Intervention de Joëlle Mélin

Réunion du mercredi 14 décembre 2022 à 9h30
Commission des affaires culturelles et de l'éducation

Photo issue du site de l'Assemblée nationale ou de WikipediaJoëlle Mélin, rapporteure de la commission des Affaires européennes :

Je tiens également à souligner le caractère un peu particulier de l'exercice que Mme Le Grip et moi-même avons réalisé, ainsi que la qualité du travail transpartisan qui a été accompli.

Tous, sur le plan politique, national ou européen, nous partageons l'objectif de protéger nos médias et nos journalistes.

Au cours de nos travaux, nous avons entendu plusieurs interrogations sur le bien-fondé de l'intervention européenne en la matière. Cette proposition de règlement permet-elle de protéger réellement nos médias, leur indépendance et leur pluralisme ? Respecte-t-elle vraiment les compétences des États membres et ne remet-elle pas en cause des choix culturels et nationaux ayant prouvé leur efficacité ? Sur ce point, des doutes sont permis, aux dires des journalistes eux-mêmes. Lors de nos auditions, certains d'entre eux se sont étonnés des objectifs de la Commission européenne et craignent que ce texte ne parvienne pas à les protéger, voire qu'il fragilise leurs libertés.

Nous avons donc pris le risque d'adopter une législation européenne volontairement limitée, alors que notre droit de la presse et des médias est l'un des plus protecteurs d'Europe. Ses effets pourraient être contraires aux intentions politiques initiales, en France et dans d'autres États protecteurs. Dès lors, pourquoi changer d'échelon et passer d'une régulation nationale qui fonctionne bien à une réglementation européenne qui bouleverserait notre modèle ?

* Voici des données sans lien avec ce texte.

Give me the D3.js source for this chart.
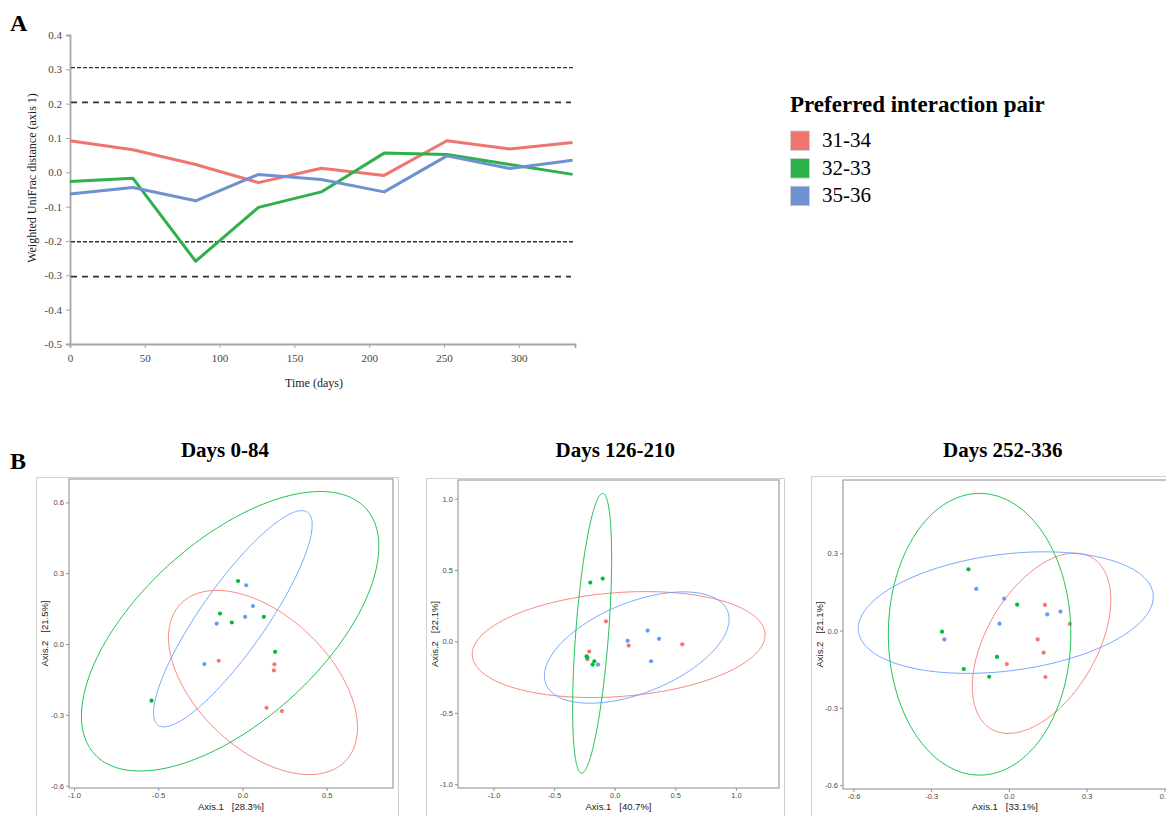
<!DOCTYPE html>
<html><head><meta charset="utf-8">
<script src="https://cdn.jsdelivr.net/npm/d3@7"></script>
<style>body{margin:0;background:#fff} svg{display:block}</style>
</head><body>
<svg id="chart" width="1166" height="816"></svg>
<script>
// ---------- DATA: panel A ----------
const days = [0, 42, 84, 126, 168, 210, 252, 294, 336];
const pairs = ["31-34", "32-33", "35-36"];
const dist3134 = [0.092, 0.066, 0.023, -0.030, 0.012, -0.009, 0.092, 0.068, 0.087];
const dist3233 = [-0.027, -0.017, -0.259, -0.102, -0.057, 0.056, 0.052, 0.023, -0.006];
const dist3536 = [-0.063, -0.044, -0.083, -0.006, -0.021, -0.057, 0.048, 0.011, 0.035];
const yTicksA = [0.4, 0.3, 0.2, 0.1, 0.0, -0.1, -0.2, -0.3, -0.4, -0.5];
const xTicksA = [0, 50, 100, 150, 200, 250, 300];
const fineRefLines = [0.305, -0.202];
const coarseRefLines = [0.204, -0.304];

// ---------- DATA: panel B (PCoA) ----------
const pcoaTitles = ["Days 0-84", "Days 126-210", "Days 252-336"];
const axis1Labels = ["Axis.1   [28.3%]", "Axis.1   [40.7%]", "Axis.1   [33.1%]"];
const axis2Labels = ["Axis.2   [21.5%]", "Axis.2   [22.1%]", "Axis.2   [21.1%]"];
const xTicksB = [[-1.0, -0.5, 0.0, 0.5], [-1.0, -0.5, 0.0, 0.5, 1.0], [-0.6, -0.3, 0.0, 0.3, 0.6]];
const yTicksB = [[0.6, 0.3, 0.0, -0.3, -0.6], [1.0, 0.5, 0.0, -0.5, -1.0], [0.3, 0.0, -0.3, -0.6]];

const pts084_3134 = [[-0.141,-0.071],[0.190,-0.086],[0.187,-0.112],[0.143,-0.270],[0.234,-0.284]];
const pts084_3233 = [[-0.026,0.267],[-0.133,0.129],[-0.063,0.091],[0.127,0.115],[0.194,-0.033],[-0.540,-0.240]];
const pts084_3536 = [[0.022,0.249],[0.062,0.161],[0.016,0.115],[-0.153,0.086],[-0.226,-0.085]];
const pts126_3134 = [[-0.072,0.141],[-0.210,-0.071],[-0.226,-0.125],[0.116,-0.029],[0.558,-0.020]];
const pts126_3233 = [[-0.201,0.412],[-0.099,0.440],[-0.232,-0.104],[-0.226,-0.111],[-0.168,-0.139],[-0.182,-0.162]];
const pts126_3536 = [[-0.138,-0.162],[0.107,0.004],[0.272,0.076],[0.366,0.018],[0.300,-0.139]];
const pts252_3134 = [[0.139,0.100],[0.235,0.026],[0.111,-0.034],[0.134,-0.085],[-0.008,-0.130],[0.141,-0.180]];
const pts252_3233 = [[-0.156,0.238],[0.032,0.101],[-0.258,-0.004],[-0.046,-0.102],[-0.174,-0.149],[-0.076,-0.179]];
const pts252_3536 = [[-0.126,0.162],[-0.018,0.124],[-0.036,0.027],[0.148,0.063],[0.199,0.074],[-0.249,-0.034]];

// ellipse: [centre x, centre y, right-extreme dx, right-extreme dy, half y-extent] (data units)
const ell084 = [[0.122,-0.163,0.561,-0.191,0.390],[-0.073,0.054,0.883,0.359,0.592],[-0.057,0.107,0.471,0.398,0.458]];
const ell126 = [[0.033,-0.022,1.208,0.068,0.371],[-0.186,0.057,0.161,0.527,0.980],[0.182,-0.043,0.762,0.198,0.390]];
const ell252 = [[0.126,-0.049,0.267,0.168,0.350],[-0.113,-0.014,0.352,0.0,0.547],[-0.012,0.070,0.569,0.0615,0.236]];
const xDomB = [[-1.030, 0.894], [-1.293, 1.356], [-0.640, 0.610]];
const yDomB = [[-0.610, 0.699], [-1.027, 1.131], [-0.615, 0.585]];

// ---------- drawing ----------
const svg = d3.select("#chart");
const serif = "'Liberation Serif','Times New Roman',serif";
const sans = "'Liberation Sans',Arial,sans-serif";
const lineColors = ["#F07470", "#2DB14A", "#6E91CF"];
const ptColors = ["#F8766D", "#00BA38", "#619CFF"];
const fmt = v => d3.format(".1f")(v).replace("\u2212", "-");

// Panel A
const A = {l: 70, r: 575, t: 35, b: 344};
const xA = d3.scaleLinear().domain([0, 337.6]).range([A.l, A.r]);
const yA = d3.scaleLinear().domain([-0.5, 0.4]).range([A.b, A.t]);

svg.append("text").attr("x", 10).attr("y", 31).attr("font-family", serif)
  .attr("font-weight", "bold").attr("font-size", 24).text("A");

const gA = svg.append("g");
// axes
const yAxA = gA.append("g").attr("transform", `translate(${A.l},0)`)
  .call(d3.axisLeft(yA).tickValues(yTicksA).tickFormat(fmt).tickSize(4).tickPadding(4));
const xAxA = gA.append("g").attr("transform", `translate(0,${A.b})`)
  .call(d3.axisBottom(xA).tickValues(xTicksA).tickFormat(d3.format("d")).tickSize(4).tickPadding(6));
[yAxA, xAxA].forEach(ax => {
  ax.select(".domain").attr("stroke", "#a6a6a6").attr("stroke-width", 1.8);
  ax.selectAll(".tick line").attr("stroke", "#a6a6a6").attr("stroke-width", 1);
  ax.selectAll("text").attr("font-family", serif).attr("font-size", 11).attr("fill", "#444");
});
// reference lines
gA.selectAll(".fine").data(fineRefLines).join("line")
  .attr("x1", A.l + 1).attr("x2", A.r).attr("y1", d => yA(d)).attr("y2", d => yA(d))
  .attr("stroke", "#333").attr("stroke-width", 1.4).attr("stroke-dasharray", "4,2");
gA.selectAll(".coarse").data(coarseRefLines).join("line")
  .attr("x1", A.l + 1).attr("x2", A.r - 4).attr("y1", d => yA(d)).attr("y2", d => yA(d))
  .attr("stroke", "#333").attr("stroke-width", 1.8).attr("stroke-dasharray", "6,5");
// series
const seriesA = [dist3134, dist3233, dist3536];
const lineA = d3.line().x((d, i) => xA(days[i])).y(d => yA(d));
seriesA.forEach((s, k) => {
  gA.append("path").datum(s).attr("d", lineA).attr("fill", "none")
    .attr("stroke", lineColors[k]).attr("stroke-width", 3).attr("stroke-linejoin", "round");
});
// axis titles
gA.append("text").attr("transform", `translate(36,178) rotate(-90)`).attr("text-anchor", "middle")
  .attr("font-family", serif).attr("font-size", 12).attr("fill", "#222")
  .text("Weighted UniFrac distance (axis 1)");
gA.append("text").attr("x", 314).attr("y", 387).attr("text-anchor", "middle")
  .attr("font-family", serif).attr("font-size", 12).attr("fill", "#222").text("Time (days)");

// Legend
const leg = svg.append("g");
leg.append("text").attr("x", 790).attr("y", 112).attr("font-family", serif)
  .attr("font-weight", "bold").attr("font-size", 23).text("Preferred interaction pair");
pairs.forEach((p, i) => {
  const y0 = 131 + i * 27.6;
  leg.append("rect").attr("x", 790.5).attr("y", y0).attr("width", 19).attr("height", 19.5)
    .attr("fill", lineColors[i]).attr("stroke", "#d0d0d0").attr("stroke-width", 0.8);
  leg.append("text").attr("x", 822).attr("y", y0 + 16).attr("font-family", serif)
    .attr("font-size", 21).text(p);
});

// Panel B
svg.append("text").attr("x", 10).attr("y", 469).attr("font-family", serif)
  .attr("font-weight", "bold").attr("font-size", 24).text("B");

const panelsB = [
  {outer: [36, 477, 362], plot: [69, 393, 479, 788], tx: 225, ty: 457, yt: 48,
   pts: [pts084_3134, pts084_3233, pts084_3536], ell: ell084},
  {outer: [426, 478, 358], plot: [458, 779, 480, 788], tx: 615.3, ty: 457, yt: 437.5,
   pts: [pts126_3134, pts126_3233, pts126_3536], ell: ell126},
  {outer: [811, 476, 400], plot: [843, 1167, 480, 789], tx: 1002.8, ty: 457, yt: 822.5,
   pts: [pts252_3134, pts252_3233, pts252_3536], ell: ell252}
];

panelsB.forEach((P, k) => {
  const g = svg.append("g");
  const [ox, oy, ow] = P.outer;
  g.append("path").attr("d", `M${ox + 0.5},820 V${oy + 0.5} H${ox + ow + 0.5} V820`)
    .attr("fill", "none").attr("stroke", "#cfcfcf").attr("stroke-width", 1);
  g.append("text").attr("x", P.tx).attr("y", P.ty).attr("text-anchor", "middle")
    .attr("font-family", serif).attr("font-weight", "bold").attr("font-size", 21).text(pcoaTitles[k]);

  const [l, r, t, b] = P.plot;
  const x = d3.scaleLinear().domain(xDomB[k]).range([l, r]);
  const y = d3.scaleLinear().domain(yDomB[k]).range([b, t]);

  const ax = g.append("g").attr("transform", `translate(0,${b})`)
    .call(d3.axisBottom(x).tickValues(xTicksB[k]).tickFormat(fmt).tickSize(3).tickPadding(2));
  const ay = g.append("g").attr("transform", `translate(${l},0)`)
    .call(d3.axisLeft(y).tickValues(yTicksB[k]).tickFormat(fmt).tickSize(3).tickPadding(2));
  [ax, ay].forEach(a => {
    a.select(".domain").remove();
    a.selectAll(".tick line").attr("stroke", "#4d4d4d").attr("stroke-width", 0.6);
    a.selectAll("text").attr("font-family", sans).attr("font-size", 7.5).attr("fill", "#4d4d4d");
  });
  g.append("rect").attr("x", l).attr("y", t).attr("width", r - l).attr("height", b - t)
    .attr("fill", "none").attr("stroke", "#8c8c8c").attr("stroke-width", 1);

  const clipId = "clipB" + k;
  g.append("clipPath").attr("id", clipId).append("rect")
    .attr("x", l).attr("y", t).attr("width", r - l).attr("height", b - t);
  const inner = g.append("g").attr("clip-path", `url(#${clipId})`);

  // points
  P.pts.forEach((arr, gi) => {
    inner.selectAll(null).data(arr).join("circle")
      .attr("cx", d => x(d[0])).attr("cy", d => y(d[1])).attr("r", 2.1)
      .attr("fill", ptColors[gi]);
  });
  // ellipses
  const ts = d3.range(0, 361).map(d => d * Math.PI / 180);
  P.ell.forEach((e, gi) => {
    const [cx, cy, adx, ady, ey] = e;
    const h = Math.sqrt(Math.max(ey * ey - ady * ady, 0));
    const line = d3.line()
      .x(tt => x(cx + adx * Math.cos(tt)))
      .y(tt => y(cy + ady * Math.cos(tt) + h * Math.sin(tt)));
    inner.append("path").datum(ts).attr("d", line).attr("fill", "none")
      .attr("stroke", ptColors[gi]).attr("stroke-width", 0.9);
  });

  g.append("text").attr("x", (l + r) / 2).attr("y", 810).attr("text-anchor", "middle")
    .attr("font-family", sans).attr("font-size", 9.5).attr("fill", "#1a1a1a")
    .style("white-space", "pre").text(axis1Labels[k]);
  g.append("text").attr("transform", `translate(${P.yt},${(t + b) / 2}) rotate(-90)`)
    .attr("text-anchor", "middle").attr("font-family", sans).attr("font-size", 9.5)
    .attr("fill", "#1a1a1a").style("white-space", "pre").text(axis2Labels[k]);
});
</script>
</body></html>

La Commission européenne use de son argument habituel : la question des médias est rattachée à celle du marché intérieur et il est nécessaire d'en harmoniser les règles et les pratiques ; les législations nationales des États membres sont fragmentées, ce qui soulève des problèmes pour les investisseurs et, de facto, n'est pas bon pour l'économie. Une telle logique ne saurait être appliquée aveuglément. Avec cette grille de lecture, l'Union serait compétente dans tous les domaines, en raison d'un rattachement, même infime, à des questions économiques, et elle ferait toujours mieux que les États membres.

Mais la question des médias ne relève ni de l'économie ni du marché intérieur, d'autant plus que tous les médias ne sont pas transfrontières. Les médias ne sont pas des entreprises comme les autres. Le pluralisme manifeste la diversité culturelle et linguistique de l'Union européenne. Ne laissons pas la Commission interférer brutalement dans un domaine qui recouvre des enjeux proprement nationaux, qui plus est dans le cadre d'un règlement très peu respectueux de la marge d'appréciation des États membres. Le choix d'une directive serait déjà préférable. Au regard de ses compétences limitées s'agissant des médias, la Commission devrait s'en tenir à l'adoption d'une recommandation.

Plusieurs avis motivés en subsidiarité ont d'ailleurs été adoptés pour contester la compétence de la Commission européenne, par le Bundesrat allemand, la Chambre des députés hongroise, le Parlement danois et, hier matin, le Sénat français. Le service juridique du Conseil de l'Union européenne a même été saisi par la présidence tchèque pour étudier la compétence de l'Union européenne et son avis sera rendu dans les jours à venir. Nous sentons bien une certaine hâte du gouvernement français autour de ce texte, la charrue ayant peut-être été mise avant les bœufs. Ne craignons pas de faire valoir l'argument du droit en brandissant le principe de subsidiarité face à une lecture très politique de la Commission qui risque de menacer notre souveraineté nationale.

Notre groupe partage donc les objectifs de la Commission européenne, mais un problème de méthode se pose : en laissant la Commission intervenir maintenant, nous perdons la possibilité de réglementer le champ de liberté et d'indépendance des médias. Dans l'esprit de compromis qui a guidé notre travail, nous avons fait néanmoins des concessions et souhaiterions donc en rester à un texte minimal.

Suite aux amendements adoptés en commission des Affaires européennes, je ne peux soutenir cette proposition mais j'attends beaucoup des amendements qui seront présentés au sein de cette commission.